Task brief:
Return only the lines from the start of the records through the line that contains "import plotly.graph_objects as go", inclusive; leave out all pictures.

Task input:
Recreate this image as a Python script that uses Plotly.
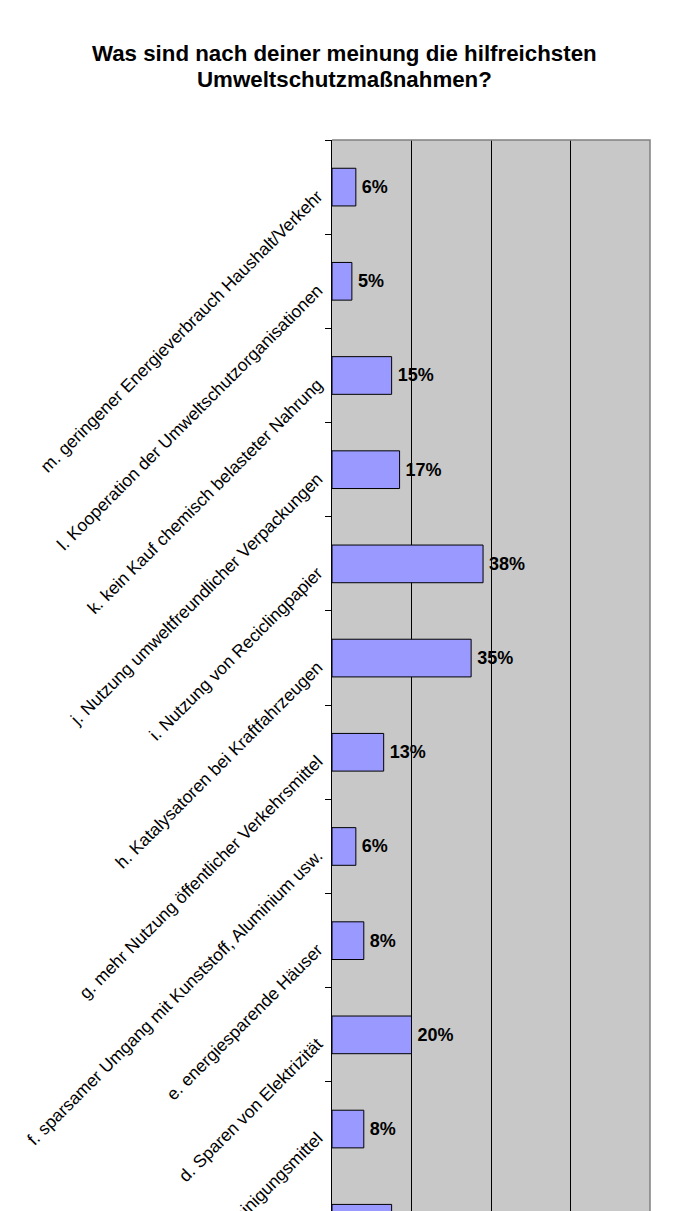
import plotly.graph_objects as go

categories = [
    "m. geringener Energieverbrauch Haushalt/Verkehr",
    "l. Kooperation der Umweltschutzorganisationen",
    "k. kein Kauf chemisch belasteter Nahrung",
    "j. Nutzung umweltfreundlicher Verpackungen",
    "i. Nutzung von Reciclingpapier",
    "h. Katalysatoren bei Kraftfahrzeugen",
    "g. mehr Nutzung öffentlicher Verkehrsmittel",
    "f. sparsamer Umgang mit Kunststoff, Aluminium usw.",
    "e. energiesparende Häuser",
    "d. Sparen von Elektrizität",
    "c. umweltfreundliche Reinigungsmittel",
    "b.",
]
values = [6, 5, 15, 17, 38, 35, 13, 6, 8, 20, 8, 15]
grid_ticks = [20, 40, 60]
title_lines = ["Was sind nach deiner meinung die hilfreichsten", "Umweltschutzmaßnahmen?"]

fig = go.Figure(go.Bar(
    x=values, y=categories, orientation="h",
    marker=dict(color="#9999FF", line=dict(color="black", width=1)),
    texttemplate="\u2006<b>%{x}%</b>", textposition="outside",
    textfont=dict(family="Liberation Sans, Arial", size=18, color="black"),
    cliponaxis=False, hoverinfo="skip",
))

# page body has an 8px margin, so the figure is sized to fill the rest of the window
FIG_H = 1203
TOP = 132
PLOT_H = FIG_H - TOP


def paper_y(window_y):
    return 1 + (TOP - (window_y - 8)) / PLOT_H


annotations = [
    dict(text=f"<b>{line}</b>", xref="paper", yref="paper", x=(336 - 324) / 318,
         y=paper_y(wy), xanchor="center", yanchor="middle", showarrow=False,
         font=dict(family="Liberation Sans, Arial", size=22.3, color="black"))
    for line, wy in zip(title_lines, [53, 80])
]

fig.update_layout(
    width=682, height=FIG_H,
    margin=dict(l=324, r=40, t=TOP, b=0, autoexpand=False),
    paper_bgcolor="white", plot_bgcolor="#C8C8C8",
    bargap=0.6, showlegend=False,
    annotations=annotations,
    font=dict(family="Liberation Sans, Arial", color="black"),
    xaxis=dict(range=[0, 80], tickvals=grid_ticks, showticklabels=False,
               showgrid=True, gridcolor="black", gridwidth=1, zeroline=False,
               ticks="", fixedrange=True, automargin=False),
    yaxis=dict(type="category", categoryorder="array", categoryarray=categories,
               range=[10.87, -0.5], tickangle=-45, ticks="outside", ticklen=6,
               tickcolor="black", tickson="boundaries", showline=True,
               linecolor="black", linewidth=1, showgrid=False, automargin=False,
               ticklabelstandoff=10, ticklabelshift=-7,
               tickfont=dict(family="Liberation Sans, Arial", size=17.5, color="black")),
    shapes=[dict(type="path", xref="paper", yref="paper",
                 path="M 0,1 L 1,1 L 1,0", line=dict(color="#808080", width=1.5),
                 layer="above")],
)

fig.write_html("out.html")
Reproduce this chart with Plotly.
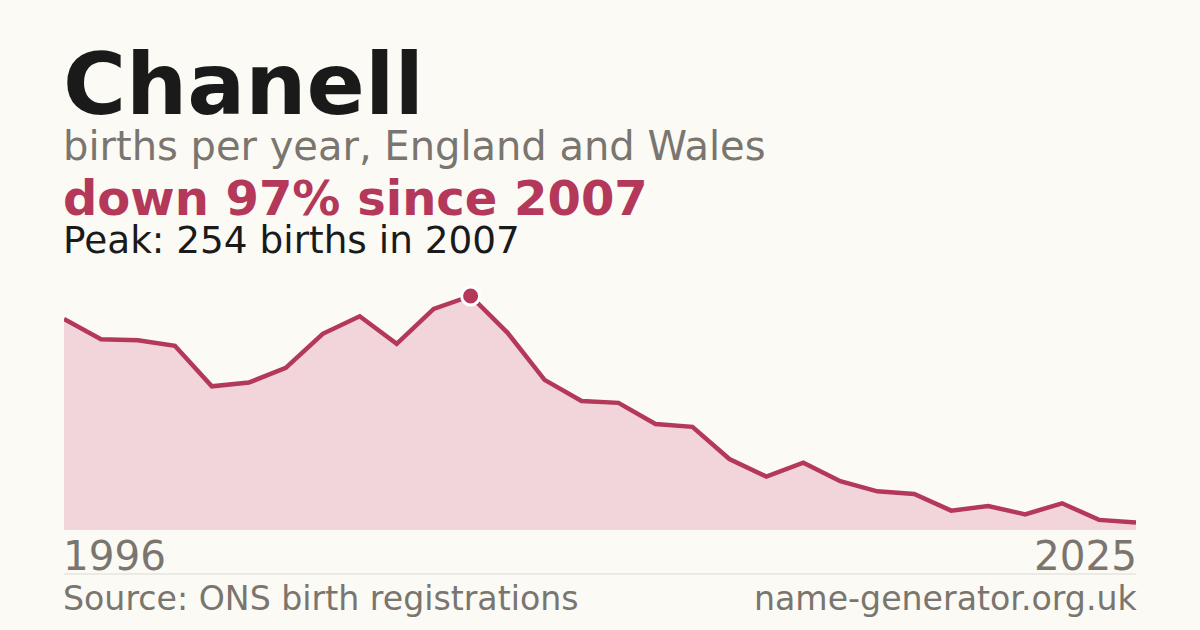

Result for this exercise:
Recreate this image as a Python script that uses Plotly.
import plotly.graph_objects as go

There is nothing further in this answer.